Marek Stastna and team awarded $1.65 million in funding for CREATE program

Friday, April 26, 2024

Congratulations to Marek  Stastna, professor of Applied Mathematics, on being awarded $1.65 million in funding for an NSERC Collaborative Research and Training Experience (CREATE) program. Stastna and his team's CREATE program is titled “Training for Novel Directions in Quantitative Climate Science.”

CREATE programs support “the training and mentoring of teams of highly qualified students and postdoctoral fellows from Canada and abroad through the development of innovative training programs” that encourage collaboration, address significant scientific challenges, and enable professionalization.

Headshot of Marek Stastna

“I hope the funding leads to a greater profile for the Faculty of Mathematics within the climate space, both at UW and beyond,” Stastna says. “I also hope it will increase Math’s profile in interdisciplinary research. I feel both excited to start, and a bit nervous due to the novelty of the endeavour.”

Stastna, who completed all his degrees at Waterloo and has taught here since 2004, has been conducting research at the intersection of mathematics and climate science for decades. He has served as both the publications director and the president of the Canadian Meteorological and Oceanographic Society, and is currently the chief editor of Atmosphere-Ocean.

Stastna says that he applied for CREATE program funding “as a way to strengthen a community of like-minded individuals who see a strong role for the quantitative/mathematical side of climate science.” The funding will help bring in graduate students focused on this research, will allow for summer education with a broad student footprint, will allow for stronger relationship between Waterloo and the three other participating institutions (The University of Toronto, McGill University, and Dalhousie University) as well as Environment and Climate Change Canada and the Department of Fisheries and Oceans. It will also ideally increase graduate student opportunities for employment in industry and government post-graduation.

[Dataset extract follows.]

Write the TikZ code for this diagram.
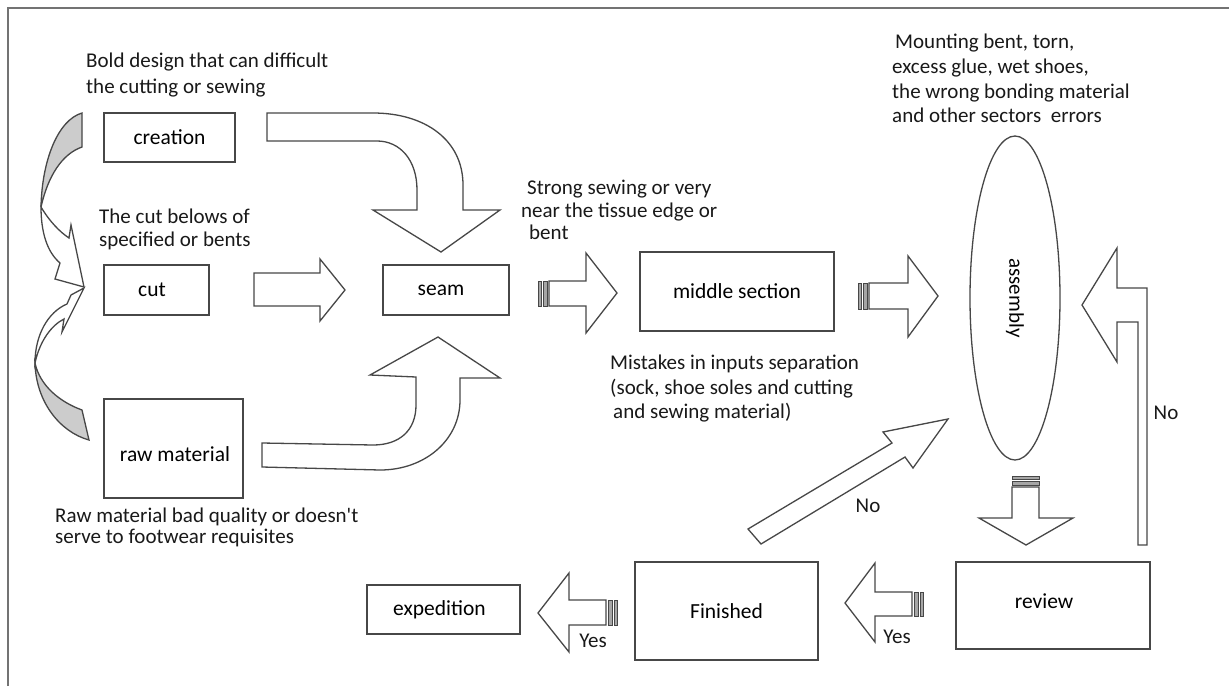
\documentclass[tikz,border=0pt]{standalone}
\usepackage{fontspec}
\setmainfont{Carlito}
\usetikzlibrary{shapes.geometric}
\begin{document}
\begin{tikzpicture}[x=1pt,y=-1pt,
  ln/.style={draw=black!72, line width=1.3pt, line join=miter},
  box/.style={ln, fill=white, rectangle, inner sep=0, font=\fontsize{21.5}{24}\selectfont},
  boxtext/.style={inner sep=0, font=\fontsize{21.5}{24}\selectfont},
  blk/.style={ln, fill=white},
  gry/.style={ln, fill=black!20},
  stripe/.style={ln, fill=black!35, line width=1pt},
  txt/.style={anchor=north west, inner sep=0, align=left, text=black!90},
  lbl/.style={inner sep=0, font=\fontsize{21}{24}\selectfont, text=black!90}
]
\useasboundingbox (0,0) rectangle (1229,686);
\fill[white] (0,0) rectangle (1229,686);
\draw[black!55, line width=2pt] (8,686) -- (8,8) -- (1229,8);

% boxes
\node[box, minimum width=131, minimum height=49] (creation) at (169.5,137.5) {creation};
\node[box, minimum width=105, minimum height=50] (cut) at (156.5,290) {\hspace*{-9pt}cut};
\node[box, minimum width=139, minimum height=99, label={[boxtext, xshift=1.5pt, yshift=-6pt]center:raw material}] (raw) at (173.5,448.5) {};
\node[box, minimum width=126, minimum height=50] (seam) at (446,290) {\hspace*{-10pt}seam};
\node[box, minimum width=194, minimum height=79] (middle) at (737,291.5) {middle section};
\node[box, minimum width=194, minimum height=87, label={[boxtext, xshift=-9pt, yshift=4pt]center:review}] (review) at (1053,605.5) {};
\node[box, minimum width=183, minimum height=98] (finished) at (726.5,611) {Finished};
\node[box, minimum width=153, minimum height=49] (expedition) at (443.5,609.5) {\hspace*{-8pt}expedition};
\node[ln, ellipse, rotate=-90, inner sep=0, minimum width=324, minimum height=90, font=\fontsize{21}{24}\selectfont] (assembly) at (1015,298) {assembly};

% left curved arrows
\draw[gry] (82,113) .. controls (58,120) and (42,160) .. (41,207) .. controls (48,176) and (62,154) .. (82,147) -- cycle;
\draw[gry] (35,363) .. controls (36,402) and (60,432) .. (89,440) -- (82,410) .. controls (60,402) and (40,386) .. (35,363) -- cycle;
\draw[blk] (41,207) .. controls (50,222) and (60,232) .. (69,238) -- (71,225) -- (84,287) -- (55,279) -- (60,263) .. controls (47,252) and (41,232) .. (41,207) -- cycle;
\draw[blk] (35,363) .. controls (35,335) and (48,312) .. (67,304) -- (71,295) -- (84,288) -- (62,332) -- (64,319) .. controls (52,325) and (40,340) .. (35,363) -- cycle;

% curved block arrows to seam
\draw[blk] (267,113) -- (373,113) .. controls (425,113) and (463,140) .. (463,185) -- (463,210) -- (500,210) -- (441,252) -- (373,210) -- (417,210) -- (417,190) .. controls (417,160) and (400,141) .. (377,141) -- (267,141) -- cycle;
\draw[blk] (262,443) -- (373,445) .. controls (400,445) and (416,430) .. (416,405) -- (416,377) -- (370,375) -- (438,337) -- (500,378) -- (460,378) -- (460,400) .. controls (460,440) and (425,470) .. (380,470) -- (262,467) -- cycle;

% cut -> seam
\draw[blk] (254,273) -- (320,273) -- (320,259) -- (345,290) -- (320,321) -- (320,306) -- (254,306) -- cycle;

% seam -> middle (striped)
\draw[stripe] (538,281) rectangle (541,306);
\draw[stripe] (543,281) rectangle (547,306);
\draw[blk] (549,281) -- (586,281) -- (586,253) -- (617,293) -- (586,333) -- (586,306) -- (549,306) -- cycle;

% middle -> assembly (striped)
\draw[stripe] (858,283) rectangle (861,309);
\draw[stripe] (863,283) rectangle (867,309);
\draw[blk] (869,283) -- (908,283) -- (908,256) -- (938,296) -- (908,337) -- (908,309) -- (869,309) -- cycle;

% assembly -> review (striped, down)
\draw[stripe] (1012,476) rectangle (1039,479);
\draw[stripe] (1012,481) rectangle (1039,485);
\draw[blk] (1012,487) -- (1012,518) -- (979,518) -- (1026,545) -- (1073,518) -- (1039,518) -- (1039,487) -- cycle;

% review -> finished (striped, left)
\draw[stripe] (920,592) rectangle (923,616);
\draw[stripe] (914,592) rectangle (918,616);
\draw[blk] (912,592) -- (875,592) -- (875,563) -- (845,603) -- (875,642) -- (875,616) -- (912,616) -- cycle;

% finished -> expedition (striped, left)
\draw[stripe] (614,600) rectangle (617,625);
\draw[stripe] (608,600) rectangle (612,625);
\draw[blk] (606,600) -- (569,600) -- (569,573) -- (538,613) -- (569,652) -- (569,625) -- (606,625) -- cycle;

% review -> assembly (No)
\draw[blk] (1147,545) -- (1147,288) -- (1117,288) -- (1117,248) -- (1082,305) -- (1117,362) -- (1117,322) -- (1138,322) -- (1138,545) -- cycle;

% finished -> assembly (No, diagonal)
\draw[blk] (748,529) -- (892,443) -- (883,432) -- (948,419) -- (913,468) -- (905,457) -- (761,544) -- cycle;

% texts
\node[txt, font=\fontsize{21}{26}\selectfont] (t1) at (86,53) {Bold design that can difficult\\the cutting or sewing};
\node[txt, font=\fontsize{21}{23}\selectfont] (t2) at (99,209) {The cut belows of\\specified or bents};
\node[txt, font=\fontsize{21}{21}\selectfont] (t3) at (55,508) {Raw material bad quality or doesn\textquotesingle t\\serve to footwear requisites};
\node[txt, font=\fontsize{21}{22.5}\selectfont] (t4) at (521,180) {\hspace*{6pt}Strong sewing or very\\near the tissue edge or\\\hspace*{8pt}bent};
\node[txt, font=\fontsize{21}{24.5}\selectfont] (t5) at (610,355) {Mistakes in inputs separation\\(sock, shoe soles and cutting\\\hspace*{3pt}and sewing material)};
\node[txt, font=\fontsize{21}{24.7}\selectfont] (t6) at (892,34) {\hspace*{3pt}Mounting bent, torn,\\excess glue, wet shoes,\\the wrong bonding material\\and other sectors\ \ errors};

\node[lbl] (no1) at (1166,413) {No};
\node[lbl] (no2) at (868,506) {No};
\node[lbl] (yes1) at (593,641) {Yes};
\node[lbl] (yes2) at (897,637) {Yes};
\end{tikzpicture}
\end{document}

“I would like to thank my co-PI Francis Poulin, who advocated for taking a CREATE on and convinced me this was a good idea (and helped all along the way),” Stastna says. He is also grateful to Brittany Reiche and Sarindra Andrianasolo in the Mathematics Office of Research, the office of the Vice President, Research and International, and the deans of the Faculties of Mathematics, Engineering, and Environment.